Curb animal slaughter without prior stunning, says editor of veterinary publication

Date published: 16 February 2018


It is time for the veterinary profession to use its collective muscle to challenge the government on its failure to curb the slaughter of animals without prior stunning in UK abattoirs, the editor of the journal Vet Record has insisted.

Alexander Trees, editor in chief of Vet Record and the only vet in the House of Lords, argues: “If ever there was an issue on which the veterinary profession could unite, this is surely it. Let our voice be heard loud and clear.”

His rallying cry comes in the wake of recent figures from the Food Standards Agency, the UK’s regulatory body on food safety and hygiene, suggesting that the number of sheep and poultry that have not been stunned before slaughter is on the rise.

This is particularly true of sheep, where numbers have doubled between 2011 and 2017 to more than 3 million every year - a rise for which there is no obvious reason.

While the number of ‘non-stunned’ cattle has fallen during the same period, “there is no doubt that much of the meat from non-stunned animals is entering the standard food chain,” he writes.

Most vets and scientists regard the practice as inhumane, and the British Veterinary Association has long campaigned to end non-stun slaughter.

The government has increasingly prioritised animal welfare with several progressive measures, he says.

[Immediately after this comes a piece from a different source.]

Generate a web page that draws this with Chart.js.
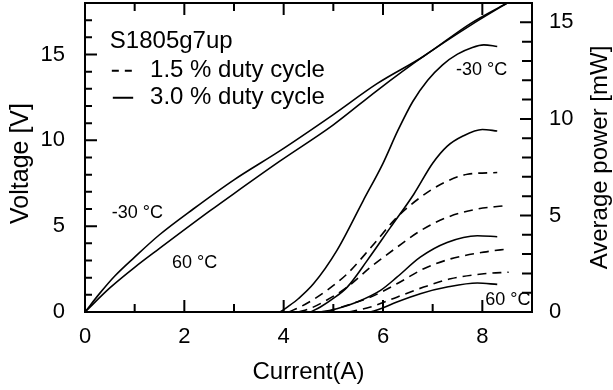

These include compulsory CCTV in abattoirs to ensure that animals that have not been pre-stunned are held for a prescribed period after their throat has been cut; stiffer penalties for animal welfare breaches; and the recognition that animals feel pain.

Yet the government has shied away from the issue of non-stun slaughter because of its religious dimension, says Lord Trees.

While some religious leaders insist on non-stun slaughter, many also now accept that reversible stunning is permissible, and most halal meat sold in the UK now comes from animals stunned before slaughter, he says: sheep 63%; cattle 75%.

Religious leaders could do more to curb a practice that was rooted in public health measures many hundreds of years ago, which are now “archaic and insupportable,” declares Lord Trees.

“The religious leaders have the power to end the practice of non-stun slaughter and the onus to do so should be firmly put at their door,” he suggests.

Accurate figures on the actual quantities of meat required by particular religious communities, to limit the numbers of non-stunned animals, and clear labelling, to show whether meat is from stunned or non-stunned slaughter, would be good starting points, he argues.

He said: “At a time when the government and the current Secretary of State, Michael Gove, has put animal welfare firmly as a priority, it is timely to challenge the government about non-stun slaughter: the elephant in the room.”